[Stored entries]
Begin
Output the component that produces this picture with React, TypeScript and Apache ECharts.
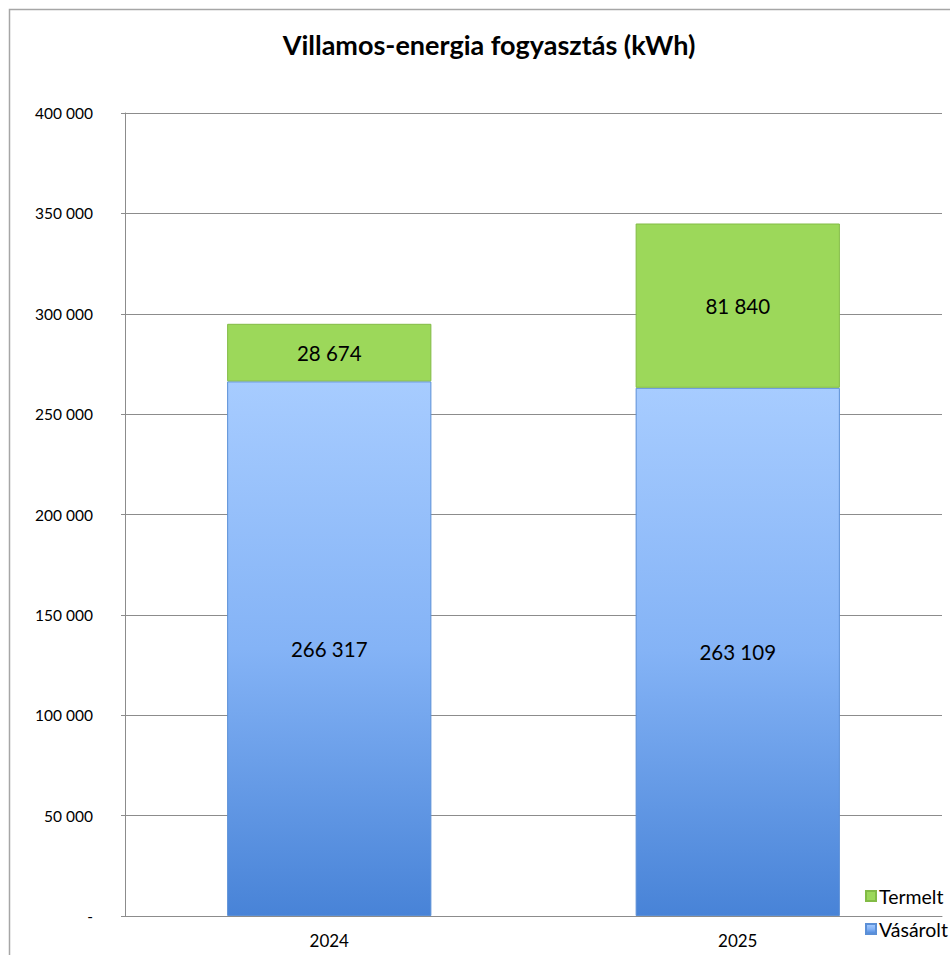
import React, { useEffect, useRef } from "react";
import * as echarts from "echarts";

const categories = ["2024", "2025"];
const vasarolt = [266317, 263109];
const termelt = [28674, 81840];
const yTicks = [0, 50000, 100000, 150000, 200000, 250000, 300000, 350000, 400000];

const FONT = "Lato, 'Open Sans', sans-serif";

function fmt(v: number): string {
  if (v === 0) return "-";
  return String(v).replace(/\B(?=(\d{3})+(?!\d))/g, " ");
}

const blueGrad = new echarts.graphic.LinearGradient(0, 0, 0, 1, [
  { offset: 0, color: "#a7ccff" },
  { offset: 0.5, color: "#84b3f6" },
  { offset: 1, color: "#4883d7" },
]);

export default function App() {
  const ref = useRef<HTMLDivElement>(null);
  useEffect(() => {
    if (!ref.current) return;
    const chart = echarts.init(ref.current, undefined, { renderer: "svg" });
    chart.setOption({
      animation: false,
      backgroundColor: "#ffffff",
      textStyle: { fontFamily: FONT },
      title: {
        text: "Villamos-energia fogyasztás (kWh)",
        left: 484,
        textAlign: "center",
        top: 26,
        textStyle: { fontFamily: FONT, fontWeight: "bold", fontSize: 27, color: "#000" },
      },
      graphic: [
        {
          type: "rect",
          shape: { x: 9.5, y: 9.5, width: 1200, height: 1200 },
          style: { fill: "none", stroke: "#a6a6a6", lineWidth: 1.5 },
          silent: true,
        },
      ],
      legend: {
        orient: "vertical",
        left: 860,
        top: 881,
        itemWidth: 10,
        itemHeight: 10,
        itemGap: 13,
        icon: "rect",
        data: ["Termelt", "Vásárolt"],
        textStyle: { fontFamily: FONT, fontSize: 19.5, color: "#000", lineHeight: 20, padding: [0, 0, 0, -2] },
      },
      grid: { left: 125, top: 113, width: 817, height: 803, containLabel: false },
      xAxis: {
        type: "category",
        data: categories,
        axisLine: { show: true, lineStyle: { color: "#8c8c8c", width: 1 } },
        axisTick: { show: false },
        axisLabel: { fontFamily: FONT, fontSize: 17, color: "#000", margin: 16 },
      },
      yAxis: {
        type: "value",
        min: 0,
        max: 400000,
        interval: 50000,
        axisLine: { show: true, lineStyle: { color: "#8c8c8c", width: 1 } },
        axisTick: { show: true, length: 4, lineStyle: { color: "#8c8c8c" } },
        splitLine: { show: true, lineStyle: { color: "#8c8c8c", width: 1 } },
        axisLabel: {
          fontFamily: FONT,
          fontSize: 15.5,
          color: "#000",
          margin: 32,
          formatter: (v: number) => (yTicks.includes(v) ? fmt(v) : ""),
        },
      },
      series: [
        {
          name: "Vásárolt",
          type: "bar",
          stack: "total",
          data: vasarolt,
          barWidth: "50%",
          itemStyle: { color: blueGrad, borderColor: "#5b8fd6", borderWidth: 1 },
          label: {
            show: true,
            position: "inside",
            formatter: (p: any) => fmt(p.value),
            fontFamily: FONT,
            fontSize: 20.5,
            color: "#000",
          },
        },
        {
          name: "Termelt",
          type: "bar",
          stack: "total",
          data: termelt,
          barWidth: "50%",
          itemStyle: { color: "#9cd85a", borderColor: "#82bb45", borderWidth: 1 },
          label: {
            show: true,
            position: "inside",
            formatter: (p: any) => fmt(p.value),
            fontFamily: FONT,
            fontSize: 20.5,
            color: "#000",
          },
        },
      ],
    });
    return () => chart.dispose();
  }, []);
  return (
    <div
      ref={ref}
      style={{ position: "absolute", left: 0, top: 0, width: 950, height: 955 }}
    />
  );
}
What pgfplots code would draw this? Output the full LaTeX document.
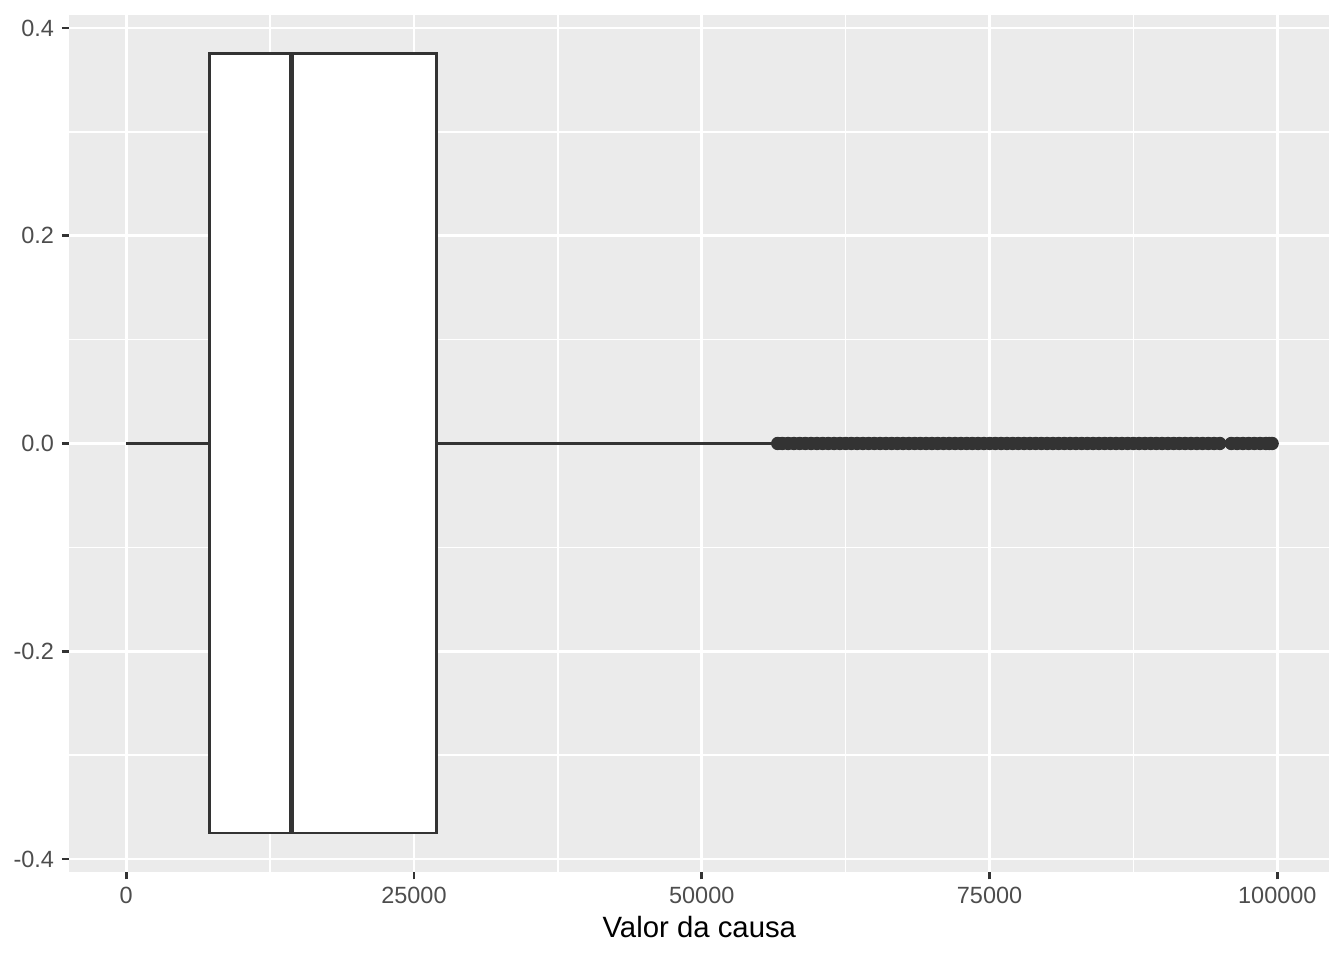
\documentclass[border=0pt]{standalone}
\usepackage{pgfplots}
\pgfplotsset{compat=1.18}
\usepackage{fontspec}
\setmainfont{Liberation Sans}
\definecolor{panelbg}{HTML}{EBEBEB}
\definecolor{g20}{HTML}{333333}
\definecolor{g30}{HTML}{4D4D4D}
\begin{document}
\begin{tikzpicture}
\useasboundingbox (0,0) rectangle (504pt,360pt);
\begin{axis}[
 at={(25.95pt,33pt)}, anchor=south west,
 scale only axis, width=472.6pt, height=321.4pt,
 xmin=-4950, xmax=104530, ymin=-0.4125, ymax=0.4125,
 axis background/.style={fill=panelbg},
 axis line style={draw=none},
 xtick={0,25000,50000,75000,100000}, xticklabels={0,25000,50000,75000,100000},
 ytick={-0.4,-0.2,0,0.2,0.4}, yticklabels={-0.4,-0.2,0.0,0.2,0.4},
 minor xtick={12500,37500,62500,87500}, minor ytick={-0.3,-0.1,0.1,0.3},
 grid=both, major grid style={white, line width=1.07pt}, minor grid style={white,line width=0.53pt},
 tick pos=left, tick align=outside, major tick length=2.75pt, minor tick length=0pt,
 tick style={g20, line width=1.07pt},
 ticklabel style={font=\fontsize{8.8}{10}\selectfont, text=g30},
 xticklabel style={yshift=0.7pt},
 yticklabel style={xshift=0.6pt},
 scaled x ticks=false, scaled y ticks=false,
 xlabel={Valor da causa}, xlabel style={font=\fontsize{11}{13}\selectfont, text=black, yshift=2.2pt},
]
\addplot[draw=g20, line width=1.07pt] coordinates {(0,0) (7217,0)};
\addplot[draw=g20, line width=1.07pt] coordinates {(26957,0) (56500,0)};
\addplot[draw=g20, fill=white, line width=1.07pt] coordinates {(7217,-0.375) (26957,-0.375) (26957,0.375) (7217,0.375)} -- cycle;
\addplot[draw=g20, line width=2.13pt] coordinates {(14348,-0.375) (14348,0.375)};
\addplot[only marks, mark=*, mark size=2.3pt, mark options={draw=g20, fill=g20}] coordinates {
(56600,0) (57000,0) (57500,0) (58000,0) (58500,0) (59000,0) (59500,0) (60000,0) (60500,0) (61000,0)
(61500,0) (62000,0) (62500,0) (63000,0) (63500,0) (64000,0) (64500,0) (65000,0) (65500,0) (66000,0)
(66500,0) (67000,0) (67500,0) (68000,0) (68500,0) (69000,0) (69500,0) (70000,0) (70500,0) (71000,0)
(71500,0) (72000,0) (72500,0) (73000,0) (73500,0) (74000,0) (74500,0) (75000,0) (75500,0) (76000,0)
(76500,0) (77000,0) (77500,0) (78000,0) (78500,0) (79000,0) (79500,0) (80000,0) (80500,0) (81000,0)
(81500,0) (82000,0) (82500,0) (83000,0) (83500,0) (84000,0) (84500,0) (85000,0) (85500,0) (86000,0)
(86500,0) (87000,0) (87500,0) (88000,0) (88500,0) (89000,0) (89500,0) (90000,0) (90500,0) (91000,0)
(91500,0) (92000,0) (92500,0) (93000,0) (93500,0) (94000,0) (94500,0) (95000,0) (96000,0) (96500,0)
(97000,0) (97500,0) (98000,0) (98500,0) (99000,0) (99300,0) (99550,0)
};
\end{axis}
\end{tikzpicture}
\end{document}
End
* **WHAT NEEDS TO BE DONE**: Copy the records exactly as they appear, excluding images.

* **SOLUTION TO THIS EXERCISE**:
Output the component that produces this picture with React, TypeScript and Apache ECharts.
import React, { useEffect, useRef } from "react";
import * as echarts from "echarts";

const categories = ["2024", "2025"];
const vasarolt = [266317, 263109];
const termelt = [28674, 81840];
const yTicks = [0, 50000, 100000, 150000, 200000, 250000, 300000, 350000, 400000];

const FONT = "Lato, 'Open Sans', sans-serif";

function fmt(v: number): string {
  if (v === 0) return "-";
  return String(v).replace(/\B(?=(\d{3})+(?!\d))/g, " ");
}

const blueGrad = new echarts.graphic.LinearGradient(0, 0, 0, 1, [
  { offset: 0, color: "#a7ccff" },
  { offset: 0.5, color: "#84b3f6" },
  { offset: 1, color: "#4883d7" },
]);

export default function App() {
  const ref = useRef<HTMLDivElement>(null);
  useEffect(() => {
    if (!ref.current) return;
    const chart = echarts.init(ref.current, undefined, { renderer: "svg" });
    chart.setOption({
      animation: false,
      backgroundColor: "#ffffff",
      textStyle: { fontFamily: FONT },
      title: {
        text: "Villamos-energia fogyasztás (kWh)",
        left: 484,
        textAlign: "center",
        top: 26,
        textStyle: { fontFamily: FONT, fontWeight: "bold", fontSize: 27, color: "#000" },
      },
      graphic: [
        {
          type: "rect",
          shape: { x: 9.5, y: 9.5, width: 1200, height: 1200 },
          style: { fill: "none", stroke: "#a6a6a6", lineWidth: 1.5 },
          silent: true,
        },
      ],
      legend: {
        orient: "vertical",
        left: 860,
        top: 881,
        itemWidth: 10,
        itemHeight: 10,
        itemGap: 13,
        icon: "rect",
        data: ["Termelt", "Vásárolt"],
        textStyle: { fontFamily: FONT, fontSize: 19.5, color: "#000", lineHeight: 20, padding: [0, 0, 0, -2] },
      },
      grid: { left: 125, top: 113, width: 817, height: 803, containLabel: false },
      xAxis: {
        type: "category",
        data: categories,
        axisLine: { show: true, lineStyle: { color: "#8c8c8c", width: 1 } },
        axisTick: { show: false },
        axisLabel: { fontFamily: FONT, fontSize: 17, color: "#000", margin: 16 },
      },
      yAxis: {
        type: "value",
        min: 0,
        max: 400000,
        interval: 50000,
        axisLine: { show: true, lineStyle: { color: "#8c8c8c", width: 1 } },
        axisTick: { show: true, length: 4, lineStyle: { color: "#8c8c8c" } },
        splitLine: { show: true, lineStyle: { color: "#8c8c8c", width: 1 } },
        axisLabel: {
          fontFamily: FONT,
          fontSize: 15.5,
          color: "#000",
          margin: 32,
          formatter: (v: number) => (yTicks.includes(v) ? fmt(v) : ""),
        },
      },
      series: [
        {
          name: "Vásárolt",
          type: "bar",
          stack: "total",
          data: vasarolt,
          barWidth: "50%",
          itemStyle: { color: blueGrad, borderColor: "#5b8fd6", borderWidth: 1 },
          label: {
            show: true,
            position: "inside",
            formatter: (p: any) => fmt(p.value),
            fontFamily: FONT,
            fontSize: 20.5,
            color: "#000",
          },
        },
        {
          name: "Termelt",
          type: "bar",
          stack: "total",
          data: termelt,
          barWidth: "50%",
          itemStyle: { color: "#9cd85a", borderColor: "#82bb45", borderWidth: 1 },
          label: {
            show: true,
            position: "inside",
            formatter: (p: any) => fmt(p.value),
            fontFamily: FONT,
            fontSize: 20.5,
            color: "#000",
          },
        },
      ],
    });
    return () => chart.dispose();
  }, []);
  return (
    <div
      ref={ref}
      style={{ position: "absolute", left: 0, top: 0, width: 950, height: 955 }}
    />
  );
}
What pgfplots code would draw this? Output the full LaTeX document.
\documentclass[border=0pt]{standalone}
\usepackage{pgfplots}
\pgfplotsset{compat=1.18}
\usepackage{fontspec}
\setmainfont{Liberation Sans}
\definecolor{panelbg}{HTML}{EBEBEB}
\definecolor{g20}{HTML}{333333}
\definecolor{g30}{HTML}{4D4D4D}
\begin{document}
\begin{tikzpicture}
\useasboundingbox (0,0) rectangle (504pt,360pt);
\begin{axis}[
 at={(25.95pt,33pt)}, anchor=south west,
 scale only axis, width=472.6pt, height=321.4pt,
 xmin=-4950, xmax=104530, ymin=-0.4125, ymax=0.4125,
 axis background/.style={fill=panelbg},
 axis line style={draw=none},
 xtick={0,25000,50000,75000,100000}, xticklabels={0,25000,50000,75000,100000},
 ytick={-0.4,-0.2,0,0.2,0.4}, yticklabels={-0.4,-0.2,0.0,0.2,0.4},
 minor xtick={12500,37500,62500,87500}, minor ytick={-0.3,-0.1,0.1,0.3},
 grid=both, major grid style={white, line width=1.07pt}, minor grid style={white,line width=0.53pt},
 tick pos=left, tick align=outside, major tick length=2.75pt, minor tick length=0pt,
 tick style={g20, line width=1.07pt},
 ticklabel style={font=\fontsize{8.8}{10}\selectfont, text=g30},
 xticklabel style={yshift=0.7pt},
 yticklabel style={xshift=0.6pt},
 scaled x ticks=false, scaled y ticks=false,
 xlabel={Valor da causa}, xlabel style={font=\fontsize{11}{13}\selectfont, text=black, yshift=2.2pt},
]
\addplot[draw=g20, line width=1.07pt] coordinates {(0,0) (7217,0)};
\addplot[draw=g20, line width=1.07pt] coordinates {(26957,0) (56500,0)};
\addplot[draw=g20, fill=white, line width=1.07pt] coordinates {(7217,-0.375) (26957,-0.375) (26957,0.375) (7217,0.375)} -- cycle;
\addplot[draw=g20, line width=2.13pt] coordinates {(14348,-0.375) (14348,0.375)};
\addplot[only marks, mark=*, mark size=2.3pt, mark options={draw=g20, fill=g20}] coordinates {
(56600,0) (57000,0) (57500,0) (58000,0) (58500,0) (59000,0) (59500,0) (60000,0) (60500,0) (61000,0)
(61500,0) (62000,0) (62500,0) (63000,0) (63500,0) (64000,0) (64500,0) (65000,0) (65500,0) (66000,0)
(66500,0) (67000,0) (67500,0) (68000,0) (68500,0) (69000,0) (69500,0) (70000,0) (70500,0) (71000,0)
(71500,0) (72000,0) (72500,0) (73000,0) (73500,0) (74000,0) (74500,0) (75000,0) (75500,0) (76000,0)
(76500,0) (77000,0) (77500,0) (78000,0) (78500,0) (79000,0) (79500,0) (80000,0) (80500,0) (81000,0)
(81500,0) (82000,0) (82500,0) (83000,0) (83500,0) (84000,0) (84500,0) (85000,0) (85500,0) (86000,0)
(86500,0) (87000,0) (87500,0) (88000,0) (88500,0) (89000,0) (89500,0) (90000,0) (90500,0) (91000,0)
(91500,0) (92000,0) (92500,0) (93000,0) (93500,0) (94000,0) (94500,0) (95000,0) (96000,0) (96500,0)
(97000,0) (97500,0) (98000,0) (98500,0) (99000,0) (99300,0) (99550,0)
};
\end{axis}
\end{tikzpicture}
\end{document}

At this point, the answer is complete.